[What this task involves]: Your task is to retype the lines from the opening of the material through the line that includes "plt.rcParams['font.family'] = ['Roboto', 'DejaVu". Do not copy the pictures.
(begin)
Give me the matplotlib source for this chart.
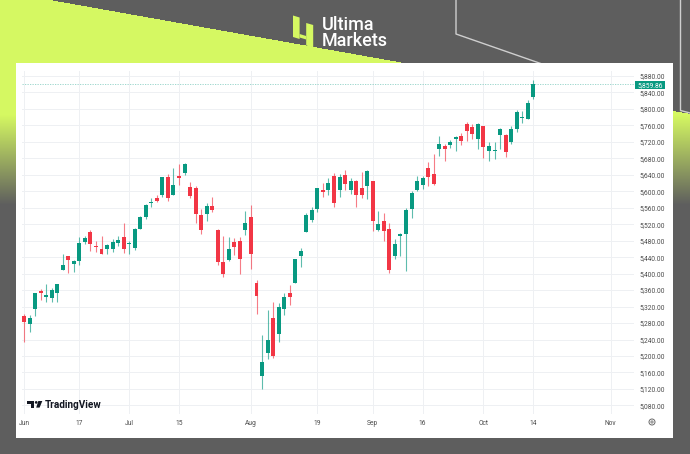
import numpy as np
import pandas as pd
import matplotlib
matplotlib.use("Agg")
import matplotlib.pyplot as plt
from matplotlib.patches import Rectangle, Polygon, Circle

plt.rcParams['font.family'] = ['Roboto', 'DejaVu Sans']

# ---------------- data (S&P 500 daily, Jun 3 - Oct 14 2024) ----------------
holidays = ["2024-06-19", "2024-07-04", "2024-09-02"]
opens = [5297.15, 5278.24, 5314.48, 5357.80, 5343.81, 5341.22, 5353.00, 5409.13, 5441.93, 5424.08,
         5431.11, 5476.15, 5499.99, 5466.77, 5459.58, 5460.73, 5460.71, 5473.59, 5488.48,
         5471.08, 5461.84, 5507.44, 5537.91, 5572.75, 5584.24, 5591.26, 5635.21, 5590.76, 5638.16,
         5644.09, 5610.07, 5608.56, 5543.37, 5544.54, 5565.30, 5505.84, 5428.70, 5433.67, 5476.55,
         5478.73, 5505.59,
         5537.84, 5376.63, 5151.14, 5206.42, 5293.13, 5252.57, 5312.99, 5351.88, 5376.98, 5442.75,
         5501.13, 5530.50, 5557.23, 5602.88, 5603.09, 5637.77, 5602.99, 5639.66, 5602.89, 5624.51,
         5607.30, 5612.74,
         5623.89, 5506.68, 5527.60, 5507.33, 5442.07, 5490.51, 5496.42, 5557.48, 5603.34, 5615.21,
         5655.51, 5641.68, 5702.63, 5709.63, 5711.90, 5727.09, 5733.44, 5762.22, 5755.36, 5726.52,
         5757.73, 5698.17, 5698.19, 5737.72, 5737.80, 5719.14, 5751.80, 5778.36, 5775.09, 5829.81]
highs = [5302.11, 5298.80, 5354.16, 5362.35, 5375.08, 5365.79, 5375.95, 5447.25, 5441.93, 5432.39,
         5488.50, 5490.38, 5505.53, 5478.31, 5490.66, 5472.88, 5483.14, 5490.81, 5523.64,
         5479.55, 5509.69, 5539.27, 5570.33, 5583.11, 5590.75, 5635.39, 5642.45, 5655.56, 5666.94,
         5669.67, 5622.49, 5614.05, 5557.50, 5570.36, 5585.34, 5508.04, 5491.59, 5488.32, 5487.74,
         5489.46, 5551.51,
         5566.16, 5383.89, 5250.89, 5312.34, 5330.64, 5328.03, 5351.99, 5371.20, 5436.50, 5463.22,
         5546.23, 5561.98, 5608.30, 5620.51, 5632.68, 5643.22, 5641.82, 5651.62, 5631.18, 5627.03,
         5646.95, 5651.37,
         5623.89, 5552.99, 5546.30, 5522.47, 5484.20, 5497.91, 5560.41, 5600.71, 5636.27, 5636.05,
         5670.81, 5689.75, 5733.57, 5715.14, 5725.36, 5735.32, 5741.03, 5767.37, 5763.78, 5765.14,
         5757.73, 5719.14, 5718.78, 5753.51, 5739.34, 5757.60, 5796.80, 5795.03, 5822.13, 5871.41]
lows = [5234.32, 5257.63, 5297.64, 5335.36, 5331.33, 5331.52, 5331.33, 5409.13, 5402.51, 5403.75,
        5420.40, 5471.32, 5455.56, 5452.03, 5447.59, 5446.56, 5451.87, 5467.54, 5451.12,
        5446.53, 5458.43, 5507.42, 5531.63, 5562.51, 5574.57, 5586.44, 5576.53, 5590.44, 5614.75,
        5639.02, 5584.81, 5522.81, 5497.04, 5529.04, 5550.90, 5419.98, 5390.95, 5430.70, 5444.44,
        5398.84, 5493.75,
        5410.42, 5302.03, 5119.26, 5193.56, 5195.54, 5233.85, 5300.35, 5324.37, 5376.98, 5415.43,
        5501.13, 5525.17, 5550.74, 5585.50, 5591.57, 5560.95, 5585.16, 5602.34, 5593.48, 5560.99,
        5583.71, 5581.79,
        5504.33, 5503.66, 5480.40, 5402.62, 5434.49, 5441.72, 5406.96, 5535.50, 5601.65, 5604.53,
        5614.05, 5615.08, 5686.42, 5674.49, 5704.94, 5698.99, 5712.06, 5721.01, 5727.34, 5703.53,
        5681.28, 5674.00, 5677.97, 5702.83, 5683.88, 5714.56, 5745.02, 5764.76, 5775.09, 5824.83]
closes = [5283.40, 5291.34, 5354.03, 5352.96, 5346.99, 5360.79, 5375.32, 5421.03, 5433.74, 5431.60,
          5473.23, 5487.03, 5473.17, 5464.62, 5447.87, 5469.30, 5477.90, 5482.87, 5460.48,
          5475.09, 5509.01, 5537.02, 5567.19, 5572.85, 5576.98, 5633.91, 5584.54, 5615.35, 5631.22,
          5667.20, 5588.27, 5544.59, 5505.00, 5564.41, 5555.74, 5427.13, 5399.22, 5459.10, 5463.54,
          5436.44, 5522.30,
          5446.68, 5346.56, 5186.33, 5240.03, 5199.50, 5319.31, 5344.16, 5344.39, 5434.43, 5455.21,
          5543.22, 5554.25, 5608.25, 5597.12, 5620.85, 5570.64, 5634.61, 5616.84, 5625.80, 5592.18,
          5591.96, 5648.40,
          5528.93, 5520.07, 5503.41, 5408.42, 5471.05, 5495.52, 5554.13, 5595.76, 5626.02, 5633.09,
          5634.58, 5618.26, 5713.64, 5702.55, 5718.57, 5732.93, 5722.26, 5745.37, 5738.17, 5762.48,
          5708.75, 5709.54, 5699.94, 5751.07, 5695.94, 5751.13, 5792.04, 5780.05, 5815.03, 5859.85]
last_price = 5859.86
price_ticks = list(range(5080, 5881, 40))
xtick_dates = ["2024-06-03", "2024-06-17", "2024-07-01", "2024-07-15", "2024-08-01", "2024-08-19",
               "2024-09-03", "2024-09-16", "2024-10-01", "2024-10-14", "2024-11-01"]
xtick_labels = ["Jun", "17", "Jul", "15", "Aug", "19", "Sep", "16", "Oct", "14", "Nov"]

# trading-day index
all_days = [d for d in pd.bdate_range("2024-06-03", "2024-11-01") if d.strftime("%Y-%m-%d") not in holidays]
day_index = {d.strftime("%Y-%m-%d"): i for i, d in enumerate(all_days)}
x = np.arange(len(closes))
xtick_pos = [day_index[d] for d in xtick_dates]

# ---------------- figure ----------------
W, H = 690, 454
fig = plt.figure(figsize=(W / 100, H / 100), dpi=100)

bg = fig.add_axes([0, 0, 1, 1], zorder=0)
bg.set_xlim(0, W)
bg.set_ylim(H, 0)
bg.axis("off")

gray = np.array([94, 94, 94]) / 255.0
lime = np.array([213, 248, 98]) / 255.0
yy, xx = np.mgrid[0:H, 0:W] + 0.5
below = (yy > (xx - 50) * 0.178).astype(float)
t = np.clip((205 - yy) / (205 - 115), 0, 1) * below
img = gray[None, None, :] * (1 - t[..., None]) + lime[None, None, :] * t[..., None]
bg.imshow(img, extent=(0, W, H, 0), aspect="auto", interpolation="bilinear", zorder=0)

# outline lines
bg.plot([456, 456, 545], [0, 34, 65], color="#cfcfcf", lw=1.0, zorder=1)
bg.plot([680.5, 680.5, 692], [0, 110.5, 113.5], color="#cfcfcf", lw=1.0, zorder=1)

# white panel
bg.add_patch(Rectangle((16, 62.7), 657, 375.5, facecolor="white", edgecolor="none", zorder=2))

# ---------------- chart axes ----------------
axL, axR, axT, axB = 22, 634, 71, 414
ax = fig.add_axes([axL / W, 1 - axB / H, (axR - axL) / W, (axB - axT) / H], zorder=1)
ax.set_facecolor("none")
px_per_bar = (533.3 - 24) / 92
ax.set_xlim((axL - 24) / px_per_bar, (axR - 24) / px_per_bar)
ppx = 40 / 16.47
ax.set_ylim(5880 - (axB - 76) * ppx, 5880 + (76 - axT) * ppx)
for s in ax.spines.values():
    s.set_visible(False)

ax.set_yticks(price_ticks)
ax.set_yticklabels([f"{v:,.2f}" for v in price_ticks])
ax.yaxis.tick_right()
ax.set_xticks(xtick_pos)
ax.set_xticklabels(xtick_labels)
ax.tick_params(axis="both", length=0, labelsize=4.8, labelcolor="#4a4a4a")
ax.tick_params(axis="y", pad=4)
ax.tick_params(axis="x", pad=4)
ax.grid(True, color="#eef0f3", lw=0.7)
ax.set_axisbelow(True)

up, dn = "#089981", "#f23645"
o = np.array(opens); c = np.array(closes); h = np.array(highs); l = np.array(lows)
cols = np.where(c >= o, up, dn)
ax.vlines(x, l, h, colors=cols, lw=0.8, alpha=0.65, zorder=2)
bottoms = np.minimum(o, c)
heights = np.maximum(np.abs(c - o), 1.2)
ax.bar(x, heights, bottom=bottoms, width=0.72, color=cols, edgecolor="none", zorder=3)

ax.axhline(last_price, color=up, lw=0.6, ls=(0, (1.5, 1.5)), alpha=0.45, zorder=1)

# ---------------- overlay ----------------
ov = fig.add_axes([0, 0, 1, 1], zorder=2)
ov.set_xlim(0, W)
ov.set_ylim(H, 0)
ov.axis("off")
ov.set_facecolor("none")

# last price label
ov.add_patch(Rectangle((635, 81.3), 29.5, 7.6, facecolor=up, edgecolor="none"))
ov.text(649.8, 85.3, f"{last_price:,.2f}", color="white", fontsize=4.8, ha="center", va="center")

# gear icon
ov.add_patch(Circle((652, 422), 3.0, facecolor="none", edgecolor="#6a6a6a", lw=0.7))
ov.add_patch(Circle((652, 422), 1.1, facecolor="none", edgecolor="#6a6a6a", lw=0.6))

# TradingView logo
ov.add_patch(Rectangle((27, 401), 7, 2.6, facecolor="#131722", edgecolor="none"))
ov.add_patch(Rectangle((31, 401), 3, 6.6, facecolor="#131722", edgecolor="none"))
ov.add_patch(Circle((36.2, 402.4), 1.35, facecolor="#131722", edgecolor="none"))
ov.add_patch(Polygon([(38.3, 401), (42.3, 401), (39.6, 407.6), (36.2, 407.6)], closed=True,
                     facecolor="#131722", edgecolor="none"))
ov.text(44.5, 404.6, "TradingView", color="#131722", fontsize=7.2, fontweight="bold",
        ha="left", va="center")

# Ultima Markets logo
ov.add_patch(Polygon([(293, 15.5), (299.6, 17.5), (299.6, 39), (293, 37)], closed=True,
                     facecolor=lime, edgecolor="none"))
ov.add_patch(Polygon([(299.6, 34), (306.2, 36), (306.2, 39.5), (299.6, 37.5)], closed=True,
                     facecolor=lime, edgecolor="none"))
ov.add_patch(Polygon([(306.2, 23), (313.2, 25), (313.2, 47.5), (306.2, 45.5)], closed=True,
                     facecolor=lime, edgecolor="none"))
ov.text(321.5, 32.8, "Ultima\nMarkets", color="white", fontsize=13, fontweight="medium",
        ha="left", va="center", linespacing=0.86)

fig.savefig("out.png", dpi=100)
(end)
[Task output]:
Give me the matplotlib source for this chart.
import numpy as np
import pandas as pd
import matplotlib
matplotlib.use("Agg")
import matplotlib.pyplot as plt
from matplotlib.patches import Rectangle, Polygon, Circle

plt.rcParams['font.family'] = ['Roboto', 'DejaVu Sans']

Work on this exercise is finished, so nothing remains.